Bob Mackin
It took a war for Canadian telecoms to drop a Russian government propaganda outlet from their channel menus.
But a human rights group that advocates for journalists and lawyers in China is hoping that the federal regulator will end the authorization for two channels acting as Chinese Communist Party mouthpieces.
Bell, Rogers, Shaw and Telus each voluntarily pulled the English-language RT America after Russia invaded Ukraine. On March 1, Heritage Minister Pablo Rodriguez commended them and said that the Liberal government is asking the Canadian Radio-television Telecommunications Commission to fast-track a hearing process that could ban RT for good. “Disinformation has no place on Canadian airwaves,” Rodriguez Tweeted.
CRTC spokeswoman Isabella Maestri said the agency has received complaints from citizens about 2005-launched RT. The channel is still available via live streaming services and on its own website.
Safeguard Defenders’ campaign director Laura Harth called RT’s removal by Canadian telecoms “a very interesting development to see, especially in this time of information warfare” when authoritarian regimes are using modern media to spread disinformation and enforce their image in democratic countries.
“We hope that the same will go with regard to China, we hope that the lesson we can learn from the atrocities happening now in Ukraine,” Harth said in an interview from Rome.
Safeguard Defenders complained to the CRTC in December 2019 about Mandarin language CCTV-4 and English language CGTN with evidence they aired dozens of forced confessions of prisoners from 2013 to 2019. It called the content abusive and harmful, and “typical of CCTV’s mode of operation and broadcast.”
Founder Peter Dahlin was himself detained for 23 days on trumped-up charges of endangering national security in early 2016 while running the China Action NGO. The Swede was released after a forced, false confession on state TV.

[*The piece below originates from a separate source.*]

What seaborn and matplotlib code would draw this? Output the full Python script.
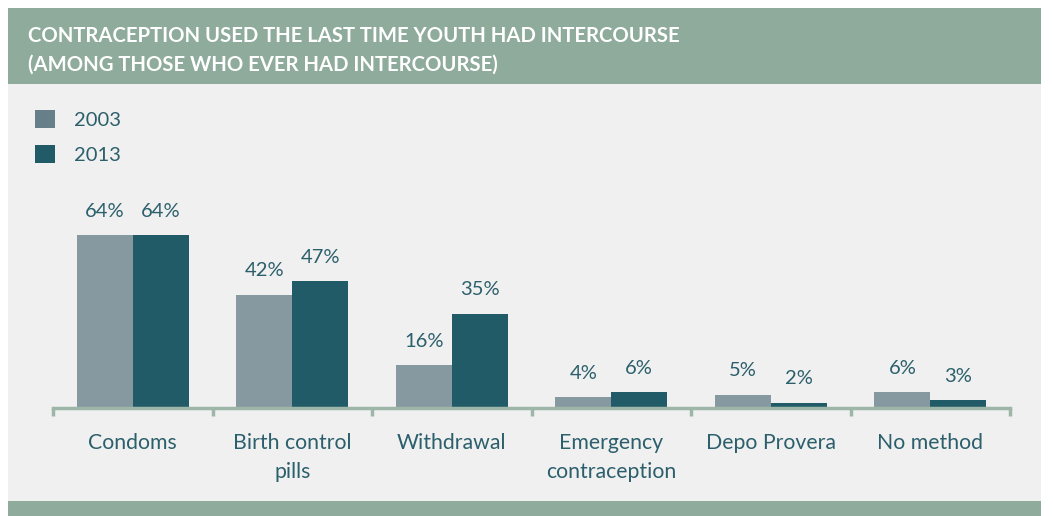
import pandas as pd
import seaborn as sns
import matplotlib.pyplot as plt
from matplotlib.patches import Rectangle

# data
categories = ["Condoms", "Birth control\npills", "Withdrawal",
              "Emergency\ncontraception", "Depo Provera", "No method"]
years = ["2003", "2013"]
pct_2003 = [64, 42, 16, 4, 5, 6]
pct_2013 = [64, 47, 35, 6, 2, 3]

df = pd.DataFrame({
    "method": categories * 2,
    "year": [years[0]] * len(categories) + [years[1]] * len(categories),
    "pct": pct_2003 + pct_2013,
})

gray = "#8799a0"
teal = "#215b68"
text_col = "#2b5f6b"
sage = "#8eab9c"
panel = "#f0f0f0"
axis_col = "#9db6a8"

sns.set_style("white")
plt.rcParams["font.family"] = ["Lato", "DejaVu Sans"]

W, H = 1053, 516
fig = plt.figure(figsize=(W / 100, H / 100), dpi=100)
fig.patch.set_facecolor("white")

# background blocks (figure coords from pixels), behind the axes
def px_rect(x0, y0, x1, y1, color):
    fig.patches.append(Rectangle((x0 / W, 1 - y1 / H), (x1 - x0) / W, (y1 - y0) / H,
                                 transform=fig.transFigure, facecolor=color,
                                 edgecolor="none", zorder=-5))

px_rect(8, 8, 1041, 84, sage)
px_rect(8, 84, 1041, 501, panel)
px_rect(8, 501, 1041, 516, sage)

fig.text(28 / W, 1 - 26 / H,
         "CONTRACEPTION USED THE LAST TIME YOUTH HAD INTERCOURSE\n(AMONG THOSE WHO EVER HAD INTERCOURSE)",
         color="white", fontsize=14.6, fontweight="bold", va="top", ha="left",
         linespacing=1.55)

ymax = 70
base_px, px_per = 408, 2.70
ax = fig.add_axes([53 / W, 1 - base_px / H, 957 / W, ymax * px_per / H])
ax.patch.set_visible(False)

sns.barplot(data=df, x="method", y="pct", hue="year", palette=[gray, teal],
            width=0.7, gap=0, saturation=1, linewidth=0, ax=ax, zorder=2)

for cont in ax.containers:
    ax.bar_label(cont, fmt="%d%%", padding=11, color=text_col, fontsize=14.5)

ax.set_ylim(0, ymax)
ax.set_xlim(-0.5, len(categories) - 0.5)
ax.set_xlabel("")
ax.set_ylabel("")
ax.set_yticks([])
for s in ["top", "right", "left"]:
    ax.spines[s].set_visible(False)
ax.spines["bottom"].set_color(axis_col)
ax.spines["bottom"].set_linewidth(2.5)
ax.spines["bottom"].set_zorder(3)

ax.set_xticks(range(len(categories)))
ax.set_xticklabels(categories, color=text_col, fontsize=15.3, linespacing=1.55)
ax.tick_params(axis="x", which="major", bottom=True, length=0, pad=18)
ax.set_xticks([i - 0.5 for i in range(len(categories) + 1)], minor=True)
ax.tick_params(axis="x", which="minor", bottom=True, length=6, width=2.5,
               color=axis_col, direction="out")
for lbl in ax.get_xticklabels():
    lbl.set_verticalalignment("top")

sns.move_legend(ax, "upper left", bbox_to_anchor=(35 / W, 1 - 110 / H),
                bbox_transform=fig.transFigure, frameon=False, title=None,
                fontsize=14.5, handlelength=1.0, handleheight=1.0,
                labelspacing=0.8, handletextpad=0.95, borderpad=0,
                borderaxespad=0)
leg = ax.get_legend()
for h, c in zip(leg.legend_handles, ["#667f89", teal]):
    h.set_facecolor(c)
    h.set_edgecolor("none")
for t in leg.get_texts():
    t.set_color(text_col)

fig.savefig("out.png", dpi=100, facecolor=fig.get_facecolor())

In January, Safeguard Defenders learned that the CRTC had demanded state parent company China International Communications Co., explain why CCTV-4 and CGTN should remain available on Canadian TV. A letter provided by the CRTC media relations office showed secretary general Claude Doucet threatened removal from the list of non-Canadian programming services authorized for distribution.
“If the allegations contained in Safeguard Defenders’ complaint are true, the distribution of such content in Canada is antithetical to the policy objectives of the [Broadcasting] Act and does not serve the public interest in any way,” Doucet wrote.
The services qualified for carriage in Canada in 2006 and 2012, respectively. In his letter, Doucet reminded CCTV-4 that when it was authorized, “the Commission made it clear that removal of a non-Canadian service from the list is a remedy that it will be prepared to exercise should content aired on the service be contrary to Canadian broadcasting policy.”
Maestri said that the Beijing company was granted a two-month extension from the original Jan. 31 deadline, but “have not yet replied in a substantive manner.”
In the U.K., regulator Ofcom ruled in early 2021 in favour of Safeguard Defenders and withdrew CGTN’s licence. It also issued issued £450,000 (or CAD$763,000) in fines for multiple violations.
Bell was the only telecom to respond to a query, but it only did so to confirm that it had withdrawn RT on Feb. 27. It did not answer questions about CCTV-4 and CGTN.
Harth said that with RT gone from the Canadian telecoms, there is a concern that the Chinese government services will act as proxies for Russia’s government. “They have a strategic alliance and marriage of convenience,” she said.
Some of CCTV-4’s programming airs elsewhere, such as the CCTV China World News twice-daily on the Shaw Multicultural Channel. The channel also carries newscasts from Taiwan’s FTV, The Epoch Times Hong Kong Express and NTD News Vancouver.
Canada’s spy agency, the Canadian Security Intelligence Service, reported in late 2020 that China, Russia and Iran were to blame for spreading pandemic-related disinformation in Canada about the source of COVID-19 and its remedies.
A 2021 CSIS report warned of the foreign influence tactics used by states hostile to Canadian values. “These include: human intelligence operations, the use of state-sponsored or foreign influenced media, and the use of sophisticated cyber tools.”
The goals of using traditional media and social media platforms, CSIS said, are to deliver foreign influence campaigns to change voter opinions, sway politicians’ choices, alter government relations and to “sow confusion and distrust in Canadian democratic processes and institutions.”